[Task brief]: Provide only the number of lines in the data below that contain the word "script".

[Given records]:
□ □ □ □

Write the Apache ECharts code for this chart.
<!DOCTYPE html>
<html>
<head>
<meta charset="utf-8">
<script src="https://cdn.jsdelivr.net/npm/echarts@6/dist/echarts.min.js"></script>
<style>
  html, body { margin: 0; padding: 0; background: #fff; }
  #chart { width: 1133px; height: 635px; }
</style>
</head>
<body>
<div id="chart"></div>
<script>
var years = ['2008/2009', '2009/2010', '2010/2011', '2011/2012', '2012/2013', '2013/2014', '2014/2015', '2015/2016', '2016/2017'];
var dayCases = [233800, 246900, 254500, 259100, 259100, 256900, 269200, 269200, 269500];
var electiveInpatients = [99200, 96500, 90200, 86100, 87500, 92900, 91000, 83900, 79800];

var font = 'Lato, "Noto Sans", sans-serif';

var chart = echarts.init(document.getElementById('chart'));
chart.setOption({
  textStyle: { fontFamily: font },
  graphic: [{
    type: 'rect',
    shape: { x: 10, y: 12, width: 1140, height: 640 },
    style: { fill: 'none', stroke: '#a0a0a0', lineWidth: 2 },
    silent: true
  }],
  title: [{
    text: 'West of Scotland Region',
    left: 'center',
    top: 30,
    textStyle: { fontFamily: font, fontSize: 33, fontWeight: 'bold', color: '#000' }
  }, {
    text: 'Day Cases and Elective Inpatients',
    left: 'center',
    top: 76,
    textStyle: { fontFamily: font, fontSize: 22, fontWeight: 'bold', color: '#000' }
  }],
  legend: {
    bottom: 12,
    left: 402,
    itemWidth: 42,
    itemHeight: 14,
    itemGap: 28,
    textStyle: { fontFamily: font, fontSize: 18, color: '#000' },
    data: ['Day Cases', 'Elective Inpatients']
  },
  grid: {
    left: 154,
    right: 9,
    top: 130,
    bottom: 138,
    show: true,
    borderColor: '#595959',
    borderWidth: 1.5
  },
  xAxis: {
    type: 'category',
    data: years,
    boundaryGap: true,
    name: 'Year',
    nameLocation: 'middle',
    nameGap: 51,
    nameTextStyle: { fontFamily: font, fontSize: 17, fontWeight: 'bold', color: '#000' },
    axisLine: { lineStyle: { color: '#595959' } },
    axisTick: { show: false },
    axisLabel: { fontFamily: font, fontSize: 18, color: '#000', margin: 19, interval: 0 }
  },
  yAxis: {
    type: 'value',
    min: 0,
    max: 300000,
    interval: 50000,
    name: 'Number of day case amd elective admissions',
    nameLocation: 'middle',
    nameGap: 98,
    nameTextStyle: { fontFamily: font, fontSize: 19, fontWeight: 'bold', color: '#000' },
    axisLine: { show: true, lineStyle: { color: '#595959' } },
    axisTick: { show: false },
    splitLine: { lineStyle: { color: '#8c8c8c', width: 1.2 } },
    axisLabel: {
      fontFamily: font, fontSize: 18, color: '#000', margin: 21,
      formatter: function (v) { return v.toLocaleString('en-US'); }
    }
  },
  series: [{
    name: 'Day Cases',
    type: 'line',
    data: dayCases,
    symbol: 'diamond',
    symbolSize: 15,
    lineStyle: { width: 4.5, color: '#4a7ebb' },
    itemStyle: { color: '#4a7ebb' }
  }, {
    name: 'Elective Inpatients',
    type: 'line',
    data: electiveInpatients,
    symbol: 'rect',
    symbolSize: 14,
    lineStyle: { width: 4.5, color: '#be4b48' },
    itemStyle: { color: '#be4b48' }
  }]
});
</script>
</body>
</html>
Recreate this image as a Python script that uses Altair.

□ □ □ □

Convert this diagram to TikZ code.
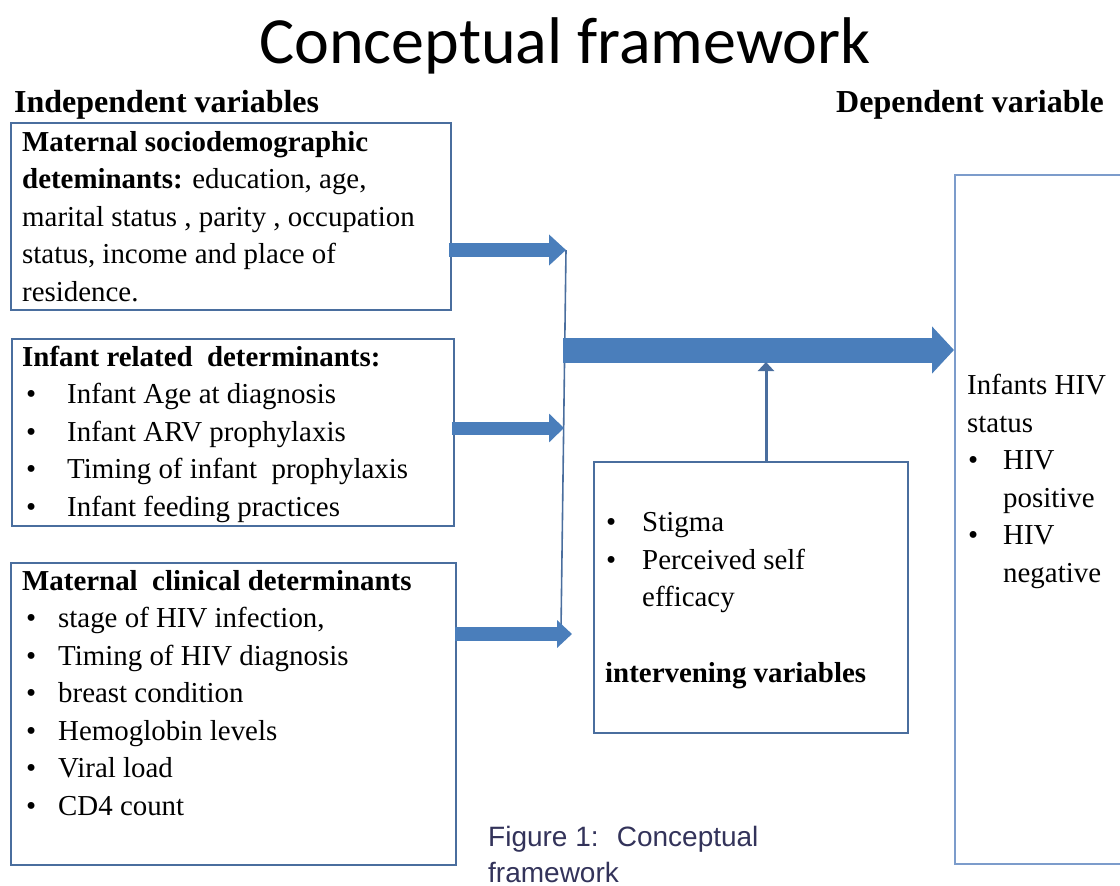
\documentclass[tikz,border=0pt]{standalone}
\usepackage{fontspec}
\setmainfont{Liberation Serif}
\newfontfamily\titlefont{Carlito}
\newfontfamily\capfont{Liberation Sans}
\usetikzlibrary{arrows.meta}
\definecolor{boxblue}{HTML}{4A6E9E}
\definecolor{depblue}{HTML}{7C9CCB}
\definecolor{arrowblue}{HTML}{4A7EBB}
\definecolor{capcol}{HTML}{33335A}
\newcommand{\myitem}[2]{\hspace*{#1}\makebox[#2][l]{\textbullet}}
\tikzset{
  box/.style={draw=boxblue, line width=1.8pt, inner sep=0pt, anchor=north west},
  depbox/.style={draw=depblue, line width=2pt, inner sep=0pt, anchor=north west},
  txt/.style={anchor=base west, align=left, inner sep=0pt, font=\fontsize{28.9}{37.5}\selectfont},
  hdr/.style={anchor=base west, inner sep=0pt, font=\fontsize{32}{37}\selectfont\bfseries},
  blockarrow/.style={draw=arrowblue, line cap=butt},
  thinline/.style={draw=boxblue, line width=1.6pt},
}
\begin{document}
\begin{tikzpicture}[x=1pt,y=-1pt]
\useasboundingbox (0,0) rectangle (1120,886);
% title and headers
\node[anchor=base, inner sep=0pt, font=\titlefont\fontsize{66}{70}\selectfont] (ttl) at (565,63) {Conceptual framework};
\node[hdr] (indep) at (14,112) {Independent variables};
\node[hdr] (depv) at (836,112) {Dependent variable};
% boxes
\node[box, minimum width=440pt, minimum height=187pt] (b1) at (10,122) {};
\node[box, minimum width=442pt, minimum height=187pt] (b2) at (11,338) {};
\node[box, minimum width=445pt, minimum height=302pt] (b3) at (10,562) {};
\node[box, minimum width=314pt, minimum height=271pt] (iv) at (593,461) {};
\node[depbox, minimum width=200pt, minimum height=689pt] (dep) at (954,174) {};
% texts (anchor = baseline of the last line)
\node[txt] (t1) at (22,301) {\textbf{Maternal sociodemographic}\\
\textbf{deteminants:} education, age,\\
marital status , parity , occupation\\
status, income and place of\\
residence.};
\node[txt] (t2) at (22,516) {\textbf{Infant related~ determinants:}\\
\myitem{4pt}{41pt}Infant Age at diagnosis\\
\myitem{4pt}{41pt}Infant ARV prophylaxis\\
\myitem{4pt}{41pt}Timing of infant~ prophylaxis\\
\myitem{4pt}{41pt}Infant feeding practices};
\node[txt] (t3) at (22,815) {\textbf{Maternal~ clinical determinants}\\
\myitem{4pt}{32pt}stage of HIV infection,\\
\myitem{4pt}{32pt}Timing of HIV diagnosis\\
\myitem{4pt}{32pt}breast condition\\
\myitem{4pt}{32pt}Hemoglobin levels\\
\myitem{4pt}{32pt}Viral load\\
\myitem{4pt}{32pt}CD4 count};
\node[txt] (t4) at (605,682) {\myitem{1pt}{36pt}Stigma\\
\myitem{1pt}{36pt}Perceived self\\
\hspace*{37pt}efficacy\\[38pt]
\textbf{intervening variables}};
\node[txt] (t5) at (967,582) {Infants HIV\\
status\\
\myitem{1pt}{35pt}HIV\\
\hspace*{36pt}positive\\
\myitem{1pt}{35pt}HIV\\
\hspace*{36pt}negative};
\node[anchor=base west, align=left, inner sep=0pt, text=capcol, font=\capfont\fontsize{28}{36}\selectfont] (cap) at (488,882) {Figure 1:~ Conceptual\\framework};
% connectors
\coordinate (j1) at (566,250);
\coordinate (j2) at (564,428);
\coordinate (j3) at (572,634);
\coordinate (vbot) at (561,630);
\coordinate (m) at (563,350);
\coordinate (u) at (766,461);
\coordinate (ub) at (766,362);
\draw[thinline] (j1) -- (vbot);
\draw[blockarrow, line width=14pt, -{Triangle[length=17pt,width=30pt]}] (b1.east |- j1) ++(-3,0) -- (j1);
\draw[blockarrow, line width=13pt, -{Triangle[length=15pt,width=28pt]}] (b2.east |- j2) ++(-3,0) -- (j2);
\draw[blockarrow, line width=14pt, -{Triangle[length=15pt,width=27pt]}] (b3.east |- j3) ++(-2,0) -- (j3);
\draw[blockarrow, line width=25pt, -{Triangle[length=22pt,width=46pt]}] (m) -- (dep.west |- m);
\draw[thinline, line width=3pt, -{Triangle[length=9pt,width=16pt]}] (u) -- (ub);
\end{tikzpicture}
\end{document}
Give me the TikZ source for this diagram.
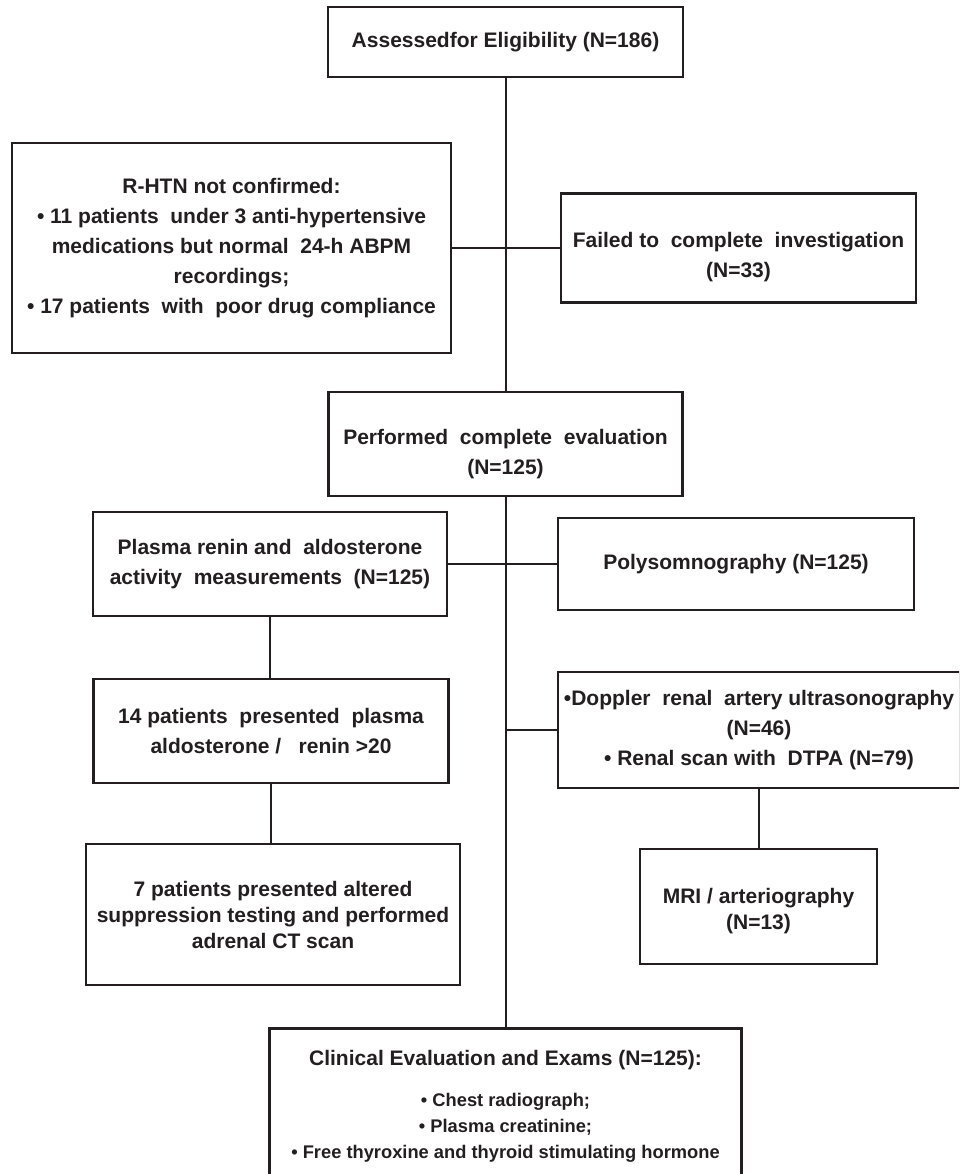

□ □ □ □

[Answer]: 4